■ Supplied information:

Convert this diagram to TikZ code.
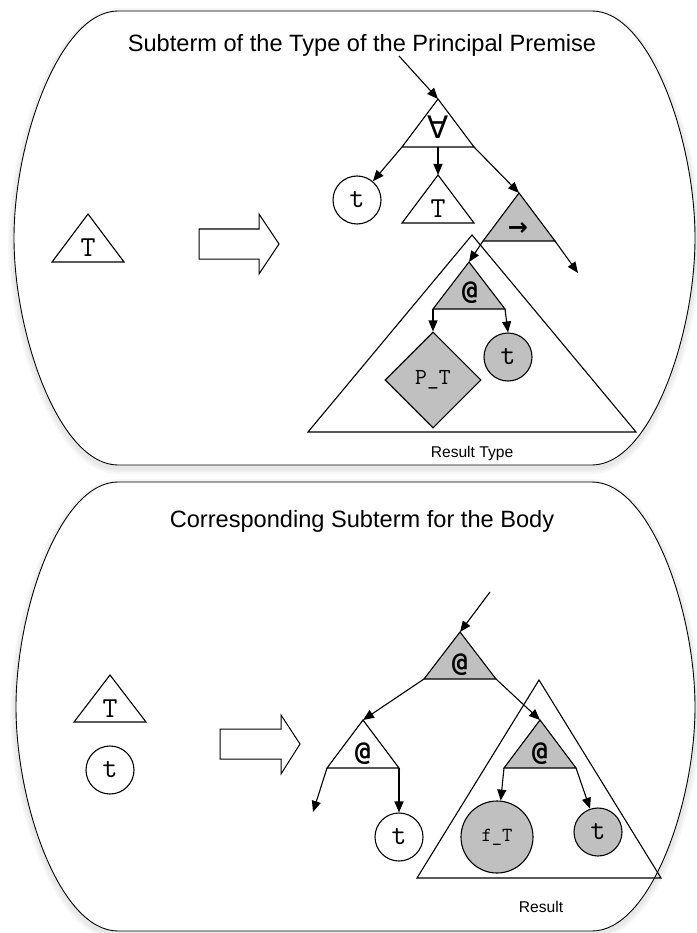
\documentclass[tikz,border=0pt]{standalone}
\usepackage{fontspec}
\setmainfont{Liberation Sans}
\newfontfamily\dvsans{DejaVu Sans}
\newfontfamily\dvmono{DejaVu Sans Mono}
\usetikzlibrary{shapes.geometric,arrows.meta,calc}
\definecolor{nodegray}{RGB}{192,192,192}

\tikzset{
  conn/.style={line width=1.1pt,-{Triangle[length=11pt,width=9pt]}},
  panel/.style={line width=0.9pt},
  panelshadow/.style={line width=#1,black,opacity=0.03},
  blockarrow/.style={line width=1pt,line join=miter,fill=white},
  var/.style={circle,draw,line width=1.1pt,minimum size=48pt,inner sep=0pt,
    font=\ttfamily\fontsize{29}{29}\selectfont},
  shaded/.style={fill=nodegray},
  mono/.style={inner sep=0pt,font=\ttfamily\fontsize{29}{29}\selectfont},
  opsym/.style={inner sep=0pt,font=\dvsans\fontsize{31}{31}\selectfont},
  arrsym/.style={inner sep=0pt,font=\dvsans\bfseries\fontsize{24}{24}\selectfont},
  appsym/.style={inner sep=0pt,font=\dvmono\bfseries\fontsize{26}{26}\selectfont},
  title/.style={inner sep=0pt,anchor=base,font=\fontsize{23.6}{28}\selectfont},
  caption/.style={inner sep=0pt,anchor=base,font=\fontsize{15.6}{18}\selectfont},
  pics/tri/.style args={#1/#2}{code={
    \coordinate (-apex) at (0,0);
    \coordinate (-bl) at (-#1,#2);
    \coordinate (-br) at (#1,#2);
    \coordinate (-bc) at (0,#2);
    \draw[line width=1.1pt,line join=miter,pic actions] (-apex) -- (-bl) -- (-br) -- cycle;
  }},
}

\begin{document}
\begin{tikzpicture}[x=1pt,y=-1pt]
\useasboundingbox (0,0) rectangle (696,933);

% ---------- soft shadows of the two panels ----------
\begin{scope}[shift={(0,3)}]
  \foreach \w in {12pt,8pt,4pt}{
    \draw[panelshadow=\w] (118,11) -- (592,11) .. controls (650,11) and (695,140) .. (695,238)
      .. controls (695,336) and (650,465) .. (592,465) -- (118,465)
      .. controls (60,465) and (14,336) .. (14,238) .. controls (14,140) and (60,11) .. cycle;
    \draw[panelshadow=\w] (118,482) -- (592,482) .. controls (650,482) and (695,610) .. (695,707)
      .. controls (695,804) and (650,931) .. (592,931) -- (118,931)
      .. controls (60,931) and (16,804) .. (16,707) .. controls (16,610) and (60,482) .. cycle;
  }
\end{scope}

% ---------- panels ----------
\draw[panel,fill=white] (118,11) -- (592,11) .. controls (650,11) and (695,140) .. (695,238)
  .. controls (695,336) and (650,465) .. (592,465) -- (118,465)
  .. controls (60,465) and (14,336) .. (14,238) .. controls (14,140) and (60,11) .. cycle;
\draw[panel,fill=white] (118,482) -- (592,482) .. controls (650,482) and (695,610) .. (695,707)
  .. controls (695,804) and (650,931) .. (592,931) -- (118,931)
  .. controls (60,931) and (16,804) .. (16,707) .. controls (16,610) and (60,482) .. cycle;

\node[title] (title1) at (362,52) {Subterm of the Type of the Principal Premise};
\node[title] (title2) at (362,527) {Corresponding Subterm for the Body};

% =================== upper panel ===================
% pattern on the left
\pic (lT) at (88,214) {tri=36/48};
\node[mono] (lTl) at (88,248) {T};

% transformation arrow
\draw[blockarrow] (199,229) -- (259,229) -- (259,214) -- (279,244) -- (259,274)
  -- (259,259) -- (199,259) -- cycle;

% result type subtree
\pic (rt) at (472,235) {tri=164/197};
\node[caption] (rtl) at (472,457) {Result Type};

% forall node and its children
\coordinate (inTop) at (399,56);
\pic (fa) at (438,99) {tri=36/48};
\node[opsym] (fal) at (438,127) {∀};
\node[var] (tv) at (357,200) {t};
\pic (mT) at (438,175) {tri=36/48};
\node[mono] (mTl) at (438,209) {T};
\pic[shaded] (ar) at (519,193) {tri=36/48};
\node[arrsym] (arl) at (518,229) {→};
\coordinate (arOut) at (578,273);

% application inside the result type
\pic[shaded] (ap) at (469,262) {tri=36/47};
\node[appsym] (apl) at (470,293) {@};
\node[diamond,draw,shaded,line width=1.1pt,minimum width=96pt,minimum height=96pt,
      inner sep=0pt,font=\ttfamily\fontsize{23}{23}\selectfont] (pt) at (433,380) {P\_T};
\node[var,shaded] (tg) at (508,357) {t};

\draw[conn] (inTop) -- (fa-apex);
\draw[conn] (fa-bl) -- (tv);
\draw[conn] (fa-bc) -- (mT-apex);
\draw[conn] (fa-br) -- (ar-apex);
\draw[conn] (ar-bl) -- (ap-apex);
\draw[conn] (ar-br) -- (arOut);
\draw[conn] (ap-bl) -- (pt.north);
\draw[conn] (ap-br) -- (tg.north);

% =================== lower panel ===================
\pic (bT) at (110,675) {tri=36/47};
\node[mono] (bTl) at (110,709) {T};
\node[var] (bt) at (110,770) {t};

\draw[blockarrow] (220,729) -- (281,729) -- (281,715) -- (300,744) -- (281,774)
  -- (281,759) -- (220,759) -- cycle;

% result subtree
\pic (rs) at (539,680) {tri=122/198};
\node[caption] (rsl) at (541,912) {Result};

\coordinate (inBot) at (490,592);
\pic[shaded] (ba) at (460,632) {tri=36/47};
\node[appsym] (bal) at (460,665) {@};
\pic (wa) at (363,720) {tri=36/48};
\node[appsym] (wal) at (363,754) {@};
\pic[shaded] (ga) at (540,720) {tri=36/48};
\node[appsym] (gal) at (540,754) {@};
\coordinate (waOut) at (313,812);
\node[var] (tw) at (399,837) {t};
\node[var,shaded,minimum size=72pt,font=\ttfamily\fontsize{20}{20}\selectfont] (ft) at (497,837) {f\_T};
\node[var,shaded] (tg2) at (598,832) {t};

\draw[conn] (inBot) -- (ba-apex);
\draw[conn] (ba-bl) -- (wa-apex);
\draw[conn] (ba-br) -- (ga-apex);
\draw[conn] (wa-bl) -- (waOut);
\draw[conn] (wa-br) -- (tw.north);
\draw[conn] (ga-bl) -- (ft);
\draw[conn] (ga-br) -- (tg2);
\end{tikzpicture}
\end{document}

■ Written exercise:
Provide solely the number of lines in the data that include the word "code".

■ Expected answer:
2